### Given entries
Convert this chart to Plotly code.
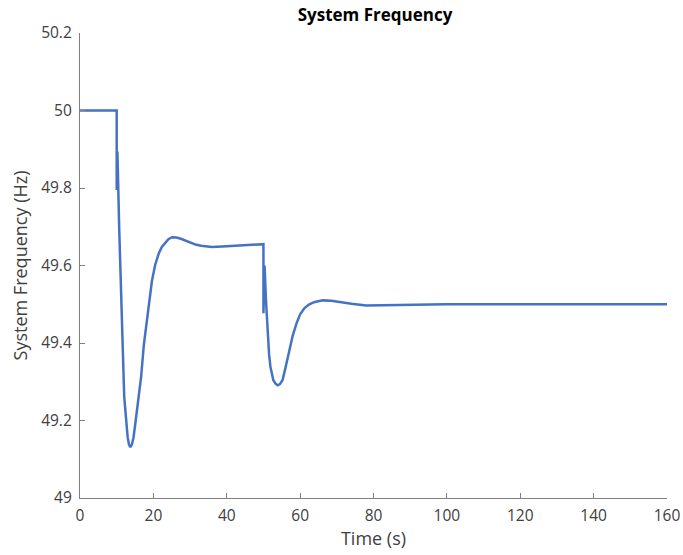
import plotly.graph_objects as go

# Data
time_s = [0, 10, 10, 10.2, 10.7, 11.27, 11.5, 11.73, 12.05, 12.36, 12.68, 12.99, 13.35, 13.72, 14.15, 14.6, 15.05,
          15.55, 16.1, 16.64, 17.4, 18.4, 19.0, 19.6, 20.5, 21.5, 22.3, 23.2, 24.1, 25.1, 26.3, 27.5, 28.8, 30.1,
          31.5, 33.0, 36.0, 40.0, 45.0, 50.0,
          50.0, 50.3, 50.75, 51.2, 51.55, 51.9, 52.3, 52.7, 53.3, 53.9, 54.5, 55.2, 56.1, 57.0, 58.0, 59.0, 60.0,
          61.2, 62.5, 64.0, 66.2, 68.5, 70.5, 74.0, 78.0, 84.0, 90.0, 100.0, 120.0, 140.0, 160.0]
freq_hz = [50.0, 50.0, 49.795, 49.894, 49.69, 49.485, 49.39, 49.311, 49.262, 49.226, 49.188, 49.157, 49.138, 49.131, 49.138, 49.157, 49.19,
           49.226, 49.265, 49.311, 49.395, 49.47, 49.52, 49.56, 49.602, 49.632, 49.648, 49.658, 49.668, 49.673, 49.672, 49.669, 49.664, 49.658,
           49.654, 49.651, 49.648, 49.650, 49.653, 49.655,
           49.477, 49.60, 49.50, 49.408, 49.37, 49.339, 49.318, 49.304, 49.295, 49.291, 49.294, 49.304, 49.34, 49.38, 49.42, 49.45, 49.474,
           49.49, 49.50, 49.506, 49.510, 49.509, 49.506, 49.501, 49.497, 49.498, 49.500, 49.500, 49.500, 49.500, 49.500]

x_ticks = [0, 20, 40, 60, 80, 100, 120, 140, 160]
y_ticks = [49, 49.2, 49.4, 49.6, 49.8, 50, 50.2]
y_tick_labels = ["49", "49.2", "49.4", "49.6", "49.8", "50", "50.2"]

fig = go.Figure()
fig.add_trace(go.Scatter(x=time_s, y=freq_hz, mode="lines",
                         line=dict(color="#4472C4", width=2.5), showlegend=False))

fam = "Open Sans, Liberation Sans, sans-serif"
tick_font = dict(family=fam, size=15.5, color="#404040")
title_font = dict(family=fam, size=18, color="#404040")
W, H = 683, 555
fig.update_layout(
    width=W, height=H,
    margin=dict(l=80, r=16, t=33, b=57, autoexpand=False),
    paper_bgcolor="white", plot_bgcolor="white",
    title=dict(text="<b>System Frequency</b>", x=375 / W, xanchor="center",
               y=1 - 15 / H, yanchor="middle",
               font=dict(family=fam, size=17, color="black")),
    xaxis=dict(range=[0, 160], tickvals=x_ticks, ticks="inside", ticklen=5, tickcolor="#808080",
               showline=True, linecolor="#808080", linewidth=1.2, showgrid=False, zeroline=False,
               automargin=False, tickfont=tick_font, ticklabelstandoff=3,
               title=dict(text="Time (s)", font=title_font, standoff=6)),
    yaxis=dict(range=[49, 50.2], tickvals=y_ticks, ticktext=y_tick_labels, ticks="inside", ticklen=5,
               tickcolor="#808080", showline=True, linecolor="#808080", linewidth=1.2, showgrid=False,
               zeroline=False, automargin=False, tickfont=tick_font, ticklabelstandoff=4,
               title=dict(text="System Frequency (Hz)", font=title_font, standoff=8)),
)

# Remove the page's default body margin so the figure fills the window exactly; hide the modebar
fig.write_html("out.html", config={"displayModeBar": False},
               post_script="document.body.style.margin='0';document.body.style.overflow='hidden';")
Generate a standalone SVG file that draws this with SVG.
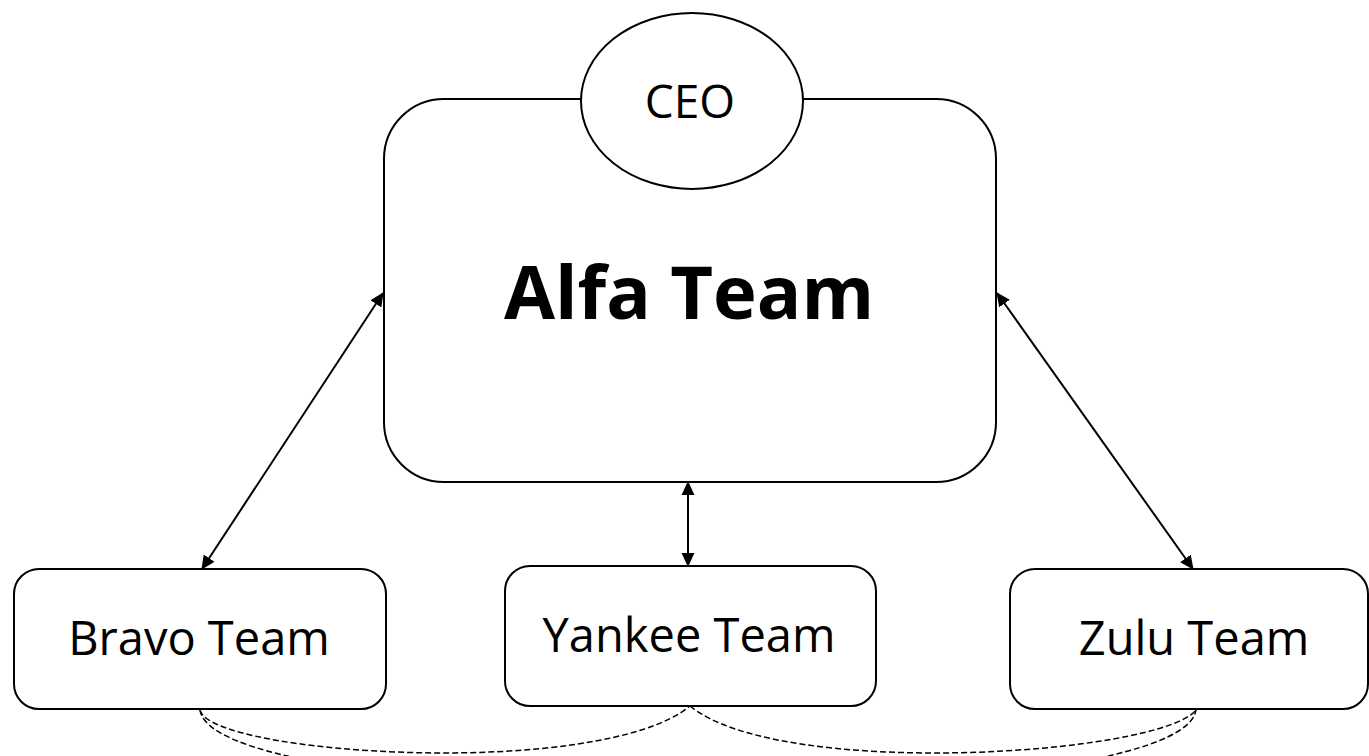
<svg xmlns="http://www.w3.org/2000/svg" width="1369" height="756" viewBox="0 0 1369 756">
<defs>
<marker id="ah" viewBox="0 0 14 14" refX="13" refY="7" markerWidth="14" markerHeight="14" markerUnits="userSpaceOnUse" orient="auto-start-reverse">
<path d="M0,0.5 L14,7 L0,13.5 Z" fill="#000"/>
</marker>
<style>
.box{fill:#fff;stroke:#000;stroke-width:2}
.lbl{font-family:"Open Sans","Noto Sans",sans-serif;fill:#000;text-anchor:middle}
.arr{stroke:#000;stroke-width:2;fill:none;marker-start:url(#ah);marker-end:url(#ah)}
.dash{stroke:#000;stroke-width:1.5;fill:none;stroke-dasharray:6 3}
</style>
</defs>
<rect width="1369" height="756" fill="#fff"/>
<g id="alfa">
<rect class="box" x="384" y="99" width="612" height="383" rx="60" ry="60"/>
<text class="lbl" x="689" y="319" font-size="74" font-weight="bold">Alfa Team</text>
</g>
<g id="ceo">
<ellipse class="box" cx="692" cy="101" rx="111" ry="88"/>
<text class="lbl" x="690" y="118" font-size="46">CEO</text>
</g>
<g id="bravo">
<rect class="box" x="14" y="569" width="372" height="140" rx="25" ry="25"/>
<text class="lbl" x="199" y="655" font-size="47">Bravo Team</text>
</g>
<g id="yankee">
<rect class="box" x="505" y="566" width="371" height="140" rx="25" ry="25"/>
<text class="lbl" x="689" y="652" font-size="47">Yankee Team</text>
</g>
<g id="zulu">
<rect class="box" x="1010" y="569" width="358" height="140" rx="25" ry="25"/>
<text class="lbl" x="1194" y="655" font-size="47">Zulu Team</text>
</g>
<g id="connectors">
<line class="arr" x1="383" y1="293" x2="202" y2="569"/>
<line class="arr" x1="997" y1="293" x2="1193" y2="569"/>
<line class="arr" x1="688" y1="482" x2="688" y2="566"/>
<path class="dash" d="M200,710 C210,755 600,780 690,706"/>
<path class="dash" d="M690,706 C780,780 1160,755 1196,710"/>
<path class="dash" d="M200,710 C215,815 1180,815 1196,710"/>
</g>
</svg>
######
The listing above needs to be output again exactly. Don't include the pictures.

Convert this chart to Plotly code.
import plotly.graph_objects as go

# Data
time_s = [0, 10, 10, 10.2, 10.7, 11.27, 11.5, 11.73, 12.05, 12.36, 12.68, 12.99, 13.35, 13.72, 14.15, 14.6, 15.05,
          15.55, 16.1, 16.64, 17.4, 18.4, 19.0, 19.6, 20.5, 21.5, 22.3, 23.2, 24.1, 25.1, 26.3, 27.5, 28.8, 30.1,
          31.5, 33.0, 36.0, 40.0, 45.0, 50.0,
          50.0, 50.3, 50.75, 51.2, 51.55, 51.9, 52.3, 52.7, 53.3, 53.9, 54.5, 55.2, 56.1, 57.0, 58.0, 59.0, 60.0,
          61.2, 62.5, 64.0, 66.2, 68.5, 70.5, 74.0, 78.0, 84.0, 90.0, 100.0, 120.0, 140.0, 160.0]
freq_hz = [50.0, 50.0, 49.795, 49.894, 49.69, 49.485, 49.39, 49.311, 49.262, 49.226, 49.188, 49.157, 49.138, 49.131, 49.138, 49.157, 49.19,
           49.226, 49.265, 49.311, 49.395, 49.47, 49.52, 49.56, 49.602, 49.632, 49.648, 49.658, 49.668, 49.673, 49.672, 49.669, 49.664, 49.658,
           49.654, 49.651, 49.648, 49.650, 49.653, 49.655,
           49.477, 49.60, 49.50, 49.408, 49.37, 49.339, 49.318, 49.304, 49.295, 49.291, 49.294, 49.304, 49.34, 49.38, 49.42, 49.45, 49.474,
           49.49, 49.50, 49.506, 49.510, 49.509, 49.506, 49.501, 49.497, 49.498, 49.500, 49.500, 49.500, 49.500, 49.500]

x_ticks = [0, 20, 40, 60, 80, 100, 120, 140, 160]
y_ticks = [49, 49.2, 49.4, 49.6, 49.8, 50, 50.2]
y_tick_labels = ["49", "49.2", "49.4", "49.6", "49.8", "50", "50.2"]

fig = go.Figure()
fig.add_trace(go.Scatter(x=time_s, y=freq_hz, mode="lines",
                         line=dict(color="#4472C4", width=2.5), showlegend=False))

fam = "Open Sans, Liberation Sans, sans-serif"
tick_font = dict(family=fam, size=15.5, color="#404040")
title_font = dict(family=fam, size=18, color="#404040")
W, H = 683, 555
fig.update_layout(
    width=W, height=H,
    margin=dict(l=80, r=16, t=33, b=57, autoexpand=False),
    paper_bgcolor="white", plot_bgcolor="white",
    title=dict(text="<b>System Frequency</b>", x=375 / W, xanchor="center",
               y=1 - 15 / H, yanchor="middle",
               font=dict(family=fam, size=17, color="black")),
    xaxis=dict(range=[0, 160], tickvals=x_ticks, ticks="inside", ticklen=5, tickcolor="#808080",
               showline=True, linecolor="#808080", linewidth=1.2, showgrid=False, zeroline=False,
               automargin=False, tickfont=tick_font, ticklabelstandoff=3,
               title=dict(text="Time (s)", font=title_font, standoff=6)),
    yaxis=dict(range=[49, 50.2], tickvals=y_ticks, ticktext=y_tick_labels, ticks="inside", ticklen=5,
               tickcolor="#808080", showline=True, linecolor="#808080", linewidth=1.2, showgrid=False,
               zeroline=False, automargin=False, tickfont=tick_font, ticklabelstandoff=4,
               title=dict(text="System Frequency (Hz)", font=title_font, standoff=8)),
)

# Remove the page's default body margin so the figure fills the window exactly; hide the modebar
fig.write_html("out.html", config={"displayModeBar": False},
               post_script="document.body.style.margin='0';document.body.style.overflow='hidden';")
Generate a standalone SVG file that draws this with SVG.
<svg xmlns="http://www.w3.org/2000/svg" width="1369" height="756" viewBox="0 0 1369 756">
<defs>
<marker id="ah" viewBox="0 0 14 14" refX="13" refY="7" markerWidth="14" markerHeight="14" markerUnits="userSpaceOnUse" orient="auto-start-reverse">
<path d="M0,0.5 L14,7 L0,13.5 Z" fill="#000"/>
</marker>
<style>
.box{fill:#fff;stroke:#000;stroke-width:2}
.lbl{font-family:"Open Sans","Noto Sans",sans-serif;fill:#000;text-anchor:middle}
.arr{stroke:#000;stroke-width:2;fill:none;marker-start:url(#ah);marker-end:url(#ah)}
.dash{stroke:#000;stroke-width:1.5;fill:none;stroke-dasharray:6 3}
</style>
</defs>
<rect width="1369" height="756" fill="#fff"/>
<g id="alfa">
<rect class="box" x="384" y="99" width="612" height="383" rx="60" ry="60"/>
<text class="lbl" x="689" y="319" font-size="74" font-weight="bold">Alfa Team</text>
</g>
<g id="ceo">
<ellipse class="box" cx="692" cy="101" rx="111" ry="88"/>
<text class="lbl" x="690" y="118" font-size="46">CEO</text>
</g>
<g id="bravo">
<rect class="box" x="14" y="569" width="372" height="140" rx="25" ry="25"/>
<text class="lbl" x="199" y="655" font-size="47">Bravo Team</text>
</g>
<g id="yankee">
<rect class="box" x="505" y="566" width="371" height="140" rx="25" ry="25"/>
<text class="lbl" x="689" y="652" font-size="47">Yankee Team</text>
</g>
<g id="zulu">
<rect class="box" x="1010" y="569" width="358" height="140" rx="25" ry="25"/>
<text class="lbl" x="1194" y="655" font-size="47">Zulu Team</text>
</g>
<g id="connectors">
<line class="arr" x1="383" y1="293" x2="202" y2="569"/>
<line class="arr" x1="997" y1="293" x2="1193" y2="569"/>
<line class="arr" x1="688" y1="482" x2="688" y2="566"/>
<path class="dash" d="M200,710 C210,755 600,780 690,706"/>
<path class="dash" d="M690,706 C780,780 1160,755 1196,710"/>
<path class="dash" d="M200,710 C215,815 1180,815 1196,710"/>
</g>
</svg>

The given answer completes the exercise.